Something in my chest twists, half fear, half confused. “You could’ve killed me.”
“I still can.” He leans forward, resting his elbows on his knees, gloved hands clasped loosely between them. “But you wanted to see what lives under the skin of monsters. I thought you should meet it.”
The air hums between us. I can hear the rhythm of his breath through the filters; slow, deliberate, almost calm.
I clutch the notebook tighter. “So this is punishment?”
He tilts his head just enough for the lamplight to catch on the black glass of his mask.
“Punishment?” he repeats, the word tasting wrong in his mouth. “No, Elara. You would know when I’d punish you, you wouldn’t question it.”
He stands; slowly, deliberately. The chair’s legs scrape against the concrete like a blade dragged across stone.
“You call it punishment because you still believe in guilt. You think there’s a moral scale weighing what I do.
But down here—” his voice lowers, the mask inches from my face now, the filtered breath ghosting my cheek, “—there’s no scale.
Only gravity. Everything falls the same way once it starts. ”
I can’t look away. The air between us feels wrong; thick, magnetic.
“Then what is this?” I whisper. “A lesson?”
“A correction,” he says. “You wrote me into the world with your words; turned me into something men whisper about over headlines and coffee. I’m only returning the favor.”
He circles the bed, each step slow, soundless, predatory. “Do you want to know the first rule of killing?”
My pulse stutters, a faint whimper escapes my lips.
He ignores it. “You look at them until you stop seeing a person. Until the eyes are only data: distance, depth, reflex. Once you stop seeing a soul, the body follows easily.” He pauses beside me.
I turn my head toward him, the words scraping out before I can swallow them back. “Is that what you see when you look at me?” My voice trembles, thin as glass.
The silence that follows is unbearable. Then he exhales through the mask—slow, deliberate—like he’s tasting the question.
Finally, he says, “You’re not a person, Elara. Not anymore.” The harshness in his tone makes it worse. “People belong to the world above us. They eat, sleep, fuck, lie, pretend they matter. You crossed that line the moment you started writing about me. The moment you wanted to understand.”
He steps closer, his presence bending the air, the heat of him a pulse that finds mine. “You wanted to know what lives under the skin of monsters,” he murmurs. “Now you will.
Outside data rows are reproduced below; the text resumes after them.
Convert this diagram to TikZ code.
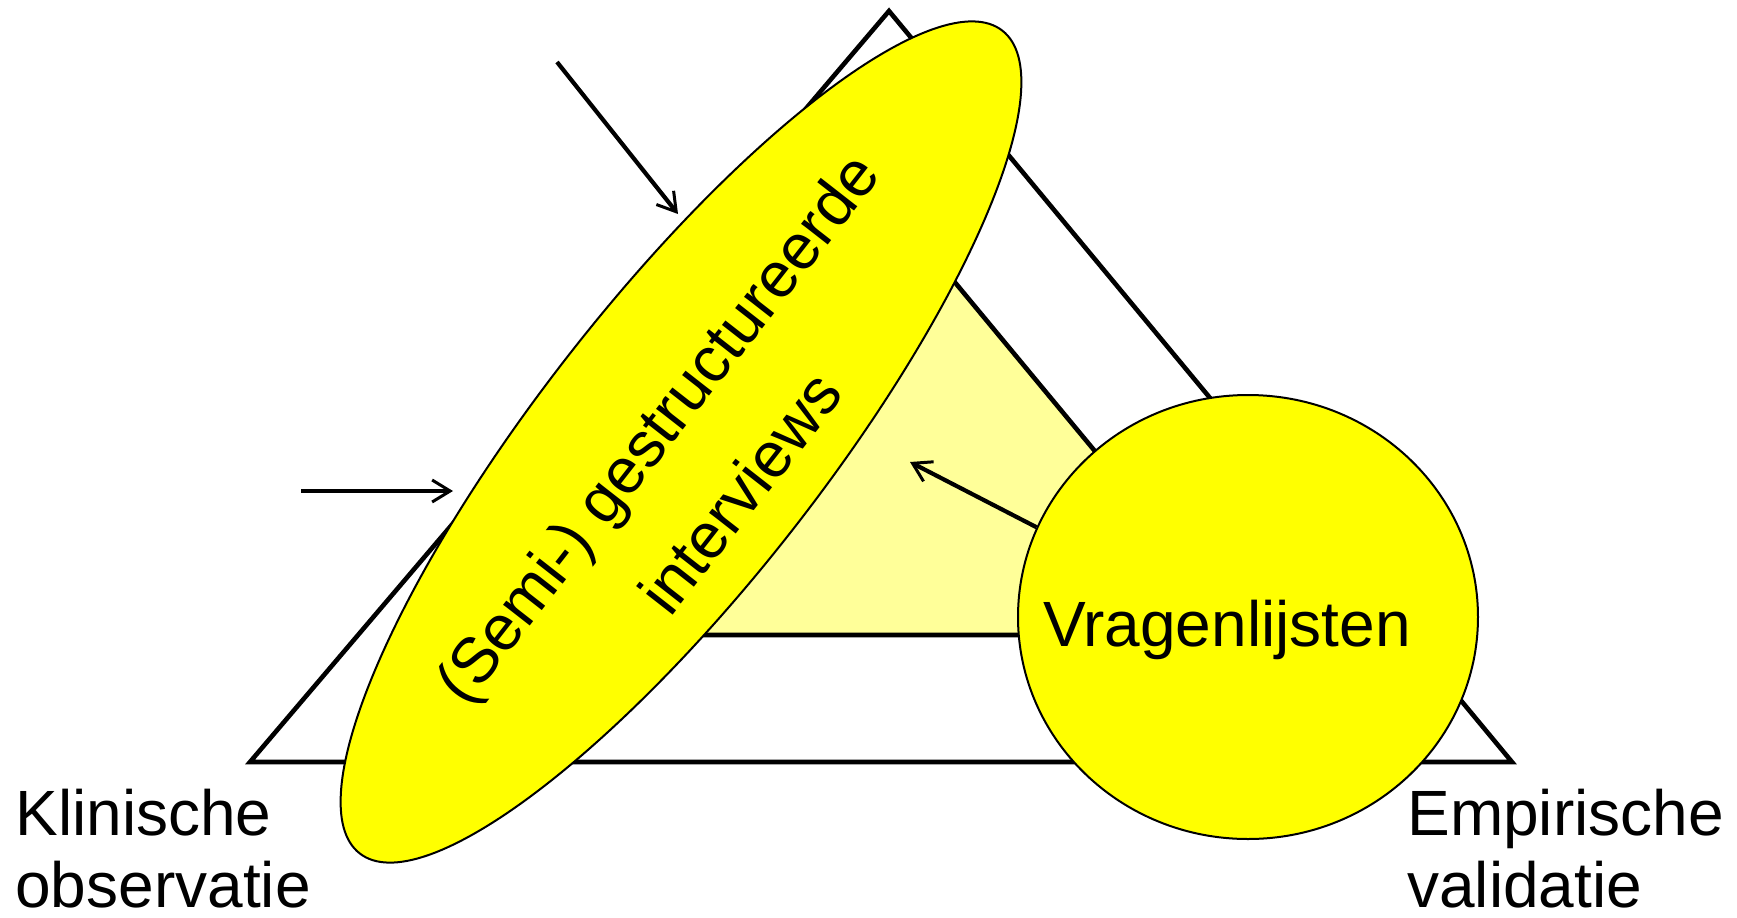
\documentclass[tikz,border=0pt]{standalone}
\usepackage{fontspec}
\setmainfont{Liberation Sans}
\usetikzlibrary{shapes.geometric,arrows.meta}
\definecolor{paleyellow}{RGB}{255,255,153}
\definecolor{brightyellow}{RGB}{255,255,0}
\begin{document}
\begin{tikzpicture}[x=0.5pt,y=-0.5pt,
  edge/.style={line width=2.3pt},
  blob/.style={ellipse, draw, fill=brightyellow, line width=1pt, inner sep=0pt},
  txt/.style={font=\fontsize{32}{36}\selectfont, inner sep=0pt},
  pointer/.style={line width=2.1pt, -{Straight Barb[length=9pt,width=11pt,line width=1.5pt]}}]
  \path[use as bounding box] (0,0) rectangle (1737,917);

  % outer triangle
  \coordinate (top) at (889,11);
  \coordinate (bl) at (250,762);
  \coordinate (br) at (1512,762);
  \draw[edge] (top) -- (bl) -- (br) -- cycle;

  % inner triangle
  \coordinate (itop) at (936,259.5);
  \coordinate (ibl) at (616,635);
  \coordinate (ibr) at (1247.4,635);
  \draw[edge, fill=paleyellow] (itop) -- (ibl) -- (ibr) -- cycle;

  % interviews ellipse
  \node[blob, minimum width=522pt, minimum height=142pt, rotate=52] (interv) at (681,442) {};
  \node[txt, font=\fontsize{32}{53}\selectfont, rotate=52, align=center] (intervtext) at (698,460) {(Semi-) gestructureerde\\interviews};

  % questionnaires circle
  \node[blob, minimum width=230pt, minimum height=222pt] (vrag) at (1248,617) {};
  \node[txt, anchor=base] (vragtext) at (1227,646) {Vragenlijsten};

  % corner labels
  \node[txt, anchor=base west, align=left] (klin) at (15,907) {Klinische\\observatie};
  \node[txt, anchor=base west, align=left] (emp) at (1407,907) {Empirische\\validatie};

  % arrows
  \coordinate (a1s) at (557,62);
  \coordinate (a1e) at (678,214);
  \coordinate (a2s) at (301,491);
  \coordinate (a2e) at (453,491);
  \coordinate (a3e) at (910,462);
  \draw[pointer] (a1s) -- (a1e);
  \draw[pointer] (a2s) -- (a2e);
  \draw[pointer] (vrag.157) -- (a3e);
\end{tikzpicture}
\end{document}
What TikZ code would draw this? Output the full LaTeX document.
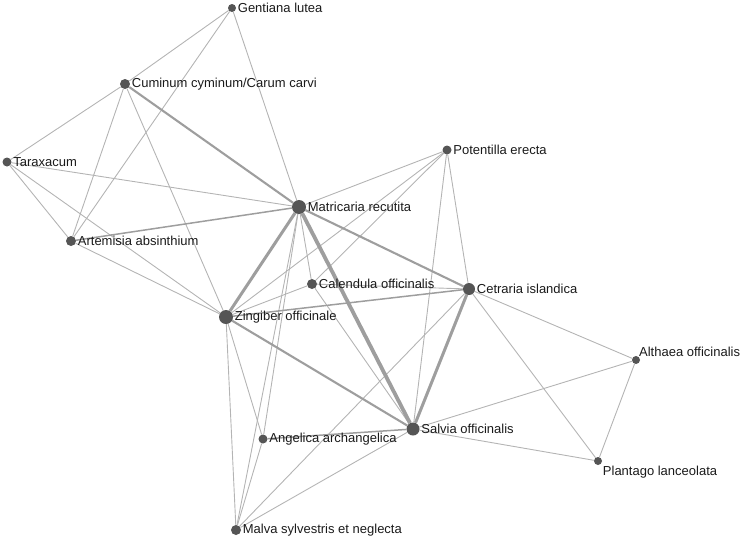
\documentclass[tikz,border=0pt]{standalone}
\usepackage{fontspec}
\setmainfont{Liberation Sans}
\usetikzlibrary{backgrounds}
\definecolor{nodegray}{HTML}{555555}
\definecolor{labelcol}{HTML}{1A1A1A}
\definecolor{edgethin}{HTML}{B4B4B4}
\definecolor{edgethick}{HTML}{9E9E9E}
\begin{document}
\begin{tikzpicture}[x=1pt,y=-1pt,
  vtx/.style={circle,fill=nodegray,inner sep=0pt,minimum size=#1},
  lbl/.style={font=\fontsize{13}{15}\selectfont,text=labelcol,inner sep=0pt},
  every label/.style={lbl},
  label distance=1.5pt,
  e1/.style={draw=edgethin,line width=0.9pt},
  e2/.style={draw=edgethick,line width=1.5pt},
  e3/.style={draw=edgethick,line width=2.1pt},
  e4/.style={draw=edgethick,line width=3pt},
  e5/.style={draw=edgethick,line width=3.8pt}]
\useasboundingbox (0,0) rectangle (746,539);
\node[vtx=8pt,label=right:Gentiana lutea] (G) at (232,8) {};
\node[vtx=10pt,label=right:Cuminum cyminum/Carum carvi] (Cu) at (125,84) {};
\node[vtx=9pt,label=right:Taraxacum] (T) at (7,162) {};
\node[vtx=10pt,label=right:Artemisia absinthium] (A) at (71,241) {};
\node[vtx=14pt,label=right:Matricaria recutita] (M) at (299,207) {};
\node[vtx=9pt,label=right:Potentilla erecta] (P) at (447,150) {};
\node[vtx=10pt,label=right:Calendula officinalis] (Ca) at (312,284) {};
\node[vtx=12pt,label=right:Cetraria islandica] (Ce) at (469,289) {};
\node[vtx=14pt,label=right:Zingiber officinale] (Z) at (226,317) {};
\node[vtx=8pt,label={[label distance=0pt]above right:Althaea officinalis}] (Al) at (636,360) {};
\node[vtx=13pt,label=right:Salvia officinalis] (S) at (413,429) {};
\node[vtx=9pt,label=right:Angelica archangelica] (An) at (263,439) {};
\node[vtx=8pt,label={[label distance=2.5pt]below right:Plantago lanceolata}] (Pl) at (598,461) {};
\node[vtx=10pt,label=right:Malva sylvestris et neglecta] (Mv) at (236,530) {};
\begin{scope}[on background layer]
\foreach \a/\b in {G/Cu,G/A,G/M,Cu/T,Cu/A,Cu/Z,T/M,T/A,T/Z,A/Z,M/P,M/Ca,M/An,M/Mv,
  P/Z,P/Ca,P/S,P/Ce,Ca/Ce,Ca/Z,Ca/S,Ce/Al,Ce/Pl,Ce/Mv,Z/An,Z/Mv,S/Mv,S/Al,S/Pl,Al/Pl,An/Mv}
  \draw[e1] (\a) -- (\b);
\draw[e2] (A) -- (M);
\draw[e2] (S) -- (An);
\draw[e2] (Z) -- (Ce);
\draw[e3] (Cu) -- (M);
\draw[e3] (M) -- (Ce);
\draw[e3] (Z) -- (S);
\draw[e4] (M) -- (Z);
\draw[e4] (Ce) -- (S);
\draw[e5] (M) -- (S);
\end{scope}
\end{tikzpicture}
\end{document}
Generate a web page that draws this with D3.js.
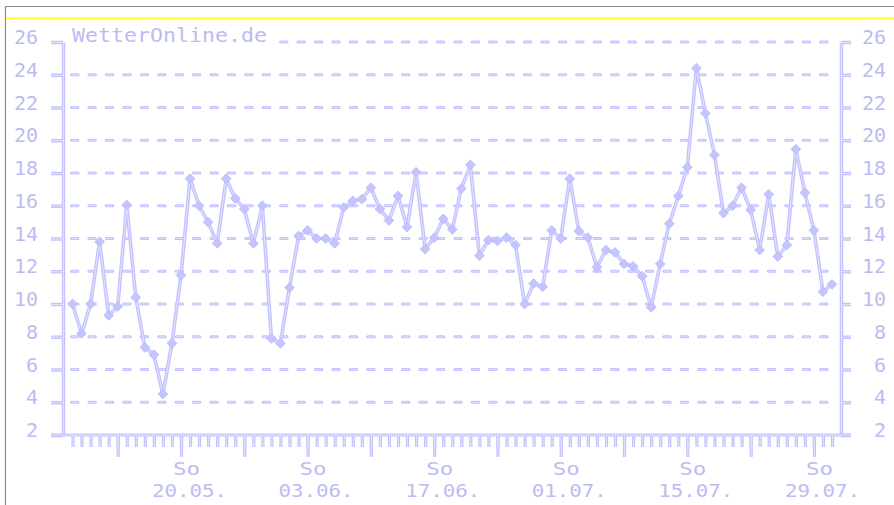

And what does that make you?”
I shake my head, but he keeps talking, voice low, steady. “You’re not prey. Prey doesn’t look back. You’re the question that couldn’t stop asking itself. A wound that wanted to study its own infection.”
His gloved hand lifts, tracing my jaw, close enough that the air trembles between us. A silent tear falls down my cheek. “I could kill you,” he says, almost thoughtfully. “It would be easy. Clean. But then you’d never finish the story, and I’m not sure I can stand to lose that.”
My breath hitches. “Lose what?”
He moves away from me. “The way you make me remember I still have a pulse.”
The words fall like a confession and a threat in one. Then his tone hardens, turning the air sharp again. “Don’t mistake that for mercy. Curiosity is the thing that trapped you, but also the only thing keeping you alive.”
He turns towards the door, dragging the chair behind him.
“So write,” he says finally, his voice the soft edge of a blade. “Write about me. Make me the monster that fits the story. If your words stop moving me, if I ever read them and feel nothing, then I’ll finish what I started.”